**WHAT IS REQUIRED:** Retype, exactly as they stand, the lines from the start of the data to the line that contains "import * as", both ends included. Leave the pictures out.

------

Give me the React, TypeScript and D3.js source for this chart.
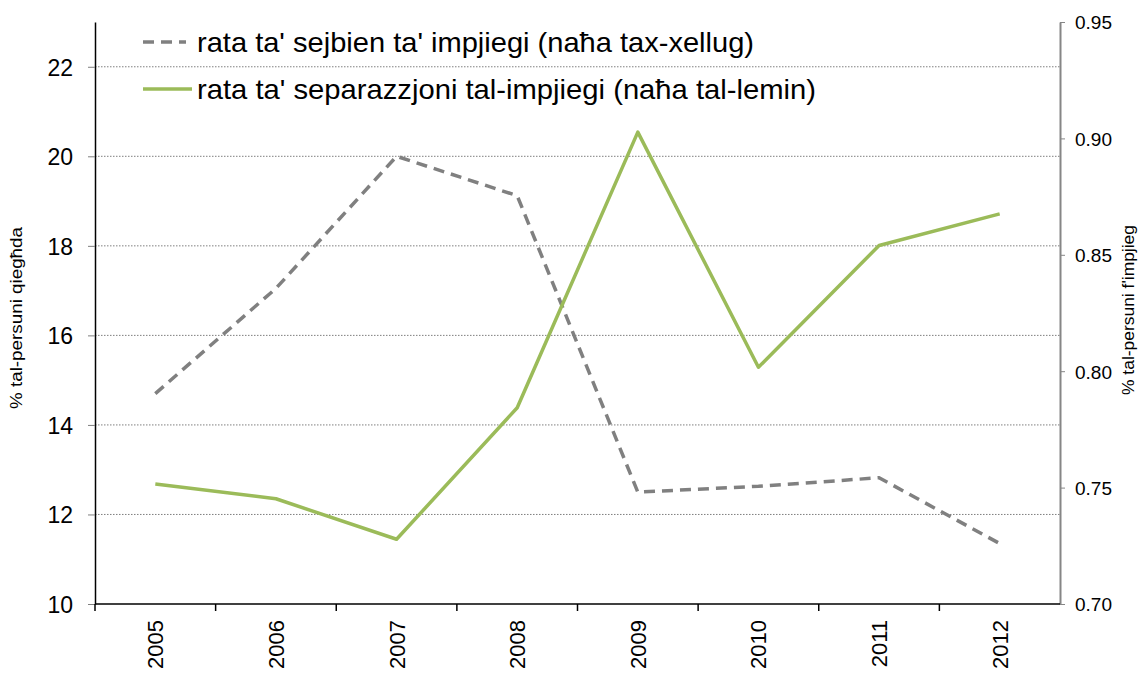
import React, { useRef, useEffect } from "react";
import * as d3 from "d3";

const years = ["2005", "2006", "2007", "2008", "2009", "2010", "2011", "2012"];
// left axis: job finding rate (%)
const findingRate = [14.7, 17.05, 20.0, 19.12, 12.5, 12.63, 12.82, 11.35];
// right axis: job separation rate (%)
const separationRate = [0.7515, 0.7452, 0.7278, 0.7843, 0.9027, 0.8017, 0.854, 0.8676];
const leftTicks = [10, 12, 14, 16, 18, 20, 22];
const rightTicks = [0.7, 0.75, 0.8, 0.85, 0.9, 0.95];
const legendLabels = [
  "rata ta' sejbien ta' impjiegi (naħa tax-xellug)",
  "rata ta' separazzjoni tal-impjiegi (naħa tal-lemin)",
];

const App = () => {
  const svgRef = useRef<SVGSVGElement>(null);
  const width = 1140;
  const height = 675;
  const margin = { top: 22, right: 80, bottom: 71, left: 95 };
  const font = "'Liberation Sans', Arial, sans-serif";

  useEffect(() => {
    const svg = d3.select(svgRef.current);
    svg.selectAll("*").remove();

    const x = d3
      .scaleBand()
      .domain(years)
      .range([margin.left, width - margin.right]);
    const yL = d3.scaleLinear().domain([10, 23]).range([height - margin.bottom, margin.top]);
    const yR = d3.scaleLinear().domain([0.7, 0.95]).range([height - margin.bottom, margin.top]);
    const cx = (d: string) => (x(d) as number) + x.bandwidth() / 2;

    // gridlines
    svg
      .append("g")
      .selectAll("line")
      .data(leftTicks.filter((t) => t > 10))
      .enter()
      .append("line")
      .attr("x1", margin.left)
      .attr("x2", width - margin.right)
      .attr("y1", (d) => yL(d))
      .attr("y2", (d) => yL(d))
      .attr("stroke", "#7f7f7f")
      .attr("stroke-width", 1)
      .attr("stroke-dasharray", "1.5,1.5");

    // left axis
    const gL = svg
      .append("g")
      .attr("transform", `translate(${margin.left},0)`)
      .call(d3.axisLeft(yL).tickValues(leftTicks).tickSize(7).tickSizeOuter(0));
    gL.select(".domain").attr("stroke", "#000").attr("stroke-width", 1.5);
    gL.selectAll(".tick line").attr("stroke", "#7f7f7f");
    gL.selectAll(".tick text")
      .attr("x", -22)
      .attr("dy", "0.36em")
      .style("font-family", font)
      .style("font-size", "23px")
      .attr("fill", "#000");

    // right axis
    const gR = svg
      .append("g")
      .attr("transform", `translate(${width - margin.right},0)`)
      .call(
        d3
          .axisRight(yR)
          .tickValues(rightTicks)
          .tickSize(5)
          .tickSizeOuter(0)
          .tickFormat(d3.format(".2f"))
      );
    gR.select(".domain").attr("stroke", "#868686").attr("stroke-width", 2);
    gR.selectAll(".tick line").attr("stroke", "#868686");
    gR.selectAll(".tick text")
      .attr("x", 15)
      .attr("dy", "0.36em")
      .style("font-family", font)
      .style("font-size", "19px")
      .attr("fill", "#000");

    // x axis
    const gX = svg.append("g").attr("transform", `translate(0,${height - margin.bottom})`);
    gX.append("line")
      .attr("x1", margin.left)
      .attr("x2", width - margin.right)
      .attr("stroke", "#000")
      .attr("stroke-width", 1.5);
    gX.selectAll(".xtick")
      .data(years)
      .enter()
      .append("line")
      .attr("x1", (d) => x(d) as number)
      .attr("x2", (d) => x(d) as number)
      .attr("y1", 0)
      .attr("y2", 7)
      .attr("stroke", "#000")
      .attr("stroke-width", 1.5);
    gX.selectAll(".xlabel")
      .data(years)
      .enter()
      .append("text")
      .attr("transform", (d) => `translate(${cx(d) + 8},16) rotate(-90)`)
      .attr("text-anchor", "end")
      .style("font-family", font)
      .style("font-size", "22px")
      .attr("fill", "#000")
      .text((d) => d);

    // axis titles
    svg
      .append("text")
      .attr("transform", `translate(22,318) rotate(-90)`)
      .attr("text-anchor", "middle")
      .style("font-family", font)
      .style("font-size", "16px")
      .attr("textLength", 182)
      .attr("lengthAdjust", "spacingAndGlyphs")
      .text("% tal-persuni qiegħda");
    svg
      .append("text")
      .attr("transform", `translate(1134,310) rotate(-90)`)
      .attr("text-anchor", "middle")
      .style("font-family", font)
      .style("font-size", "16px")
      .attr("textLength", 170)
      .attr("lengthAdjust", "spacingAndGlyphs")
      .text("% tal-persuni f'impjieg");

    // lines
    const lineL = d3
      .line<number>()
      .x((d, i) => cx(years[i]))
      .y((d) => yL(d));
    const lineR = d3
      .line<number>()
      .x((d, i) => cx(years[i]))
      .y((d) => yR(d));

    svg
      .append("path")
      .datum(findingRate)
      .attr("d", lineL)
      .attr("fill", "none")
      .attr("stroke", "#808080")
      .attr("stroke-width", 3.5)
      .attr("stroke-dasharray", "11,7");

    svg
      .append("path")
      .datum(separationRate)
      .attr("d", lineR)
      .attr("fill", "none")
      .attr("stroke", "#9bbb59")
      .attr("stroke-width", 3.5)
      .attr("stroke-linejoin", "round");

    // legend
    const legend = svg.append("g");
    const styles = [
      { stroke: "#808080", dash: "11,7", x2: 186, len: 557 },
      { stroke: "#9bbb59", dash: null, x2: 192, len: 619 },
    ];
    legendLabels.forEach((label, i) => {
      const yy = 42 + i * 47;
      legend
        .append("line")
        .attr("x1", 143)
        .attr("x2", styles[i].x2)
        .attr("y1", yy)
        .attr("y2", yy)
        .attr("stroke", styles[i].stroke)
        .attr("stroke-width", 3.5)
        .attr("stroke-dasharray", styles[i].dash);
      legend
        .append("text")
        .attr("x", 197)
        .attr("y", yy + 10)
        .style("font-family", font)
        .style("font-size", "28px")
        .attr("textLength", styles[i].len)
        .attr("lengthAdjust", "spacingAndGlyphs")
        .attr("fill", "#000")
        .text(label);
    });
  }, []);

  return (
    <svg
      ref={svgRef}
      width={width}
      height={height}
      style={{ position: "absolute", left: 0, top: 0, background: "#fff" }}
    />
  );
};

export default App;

------

**IN RESPONSE:**
Give me the React, TypeScript and D3.js source for this chart.
import React, { useRef, useEffect } from "react";
import * as d3 from "d3";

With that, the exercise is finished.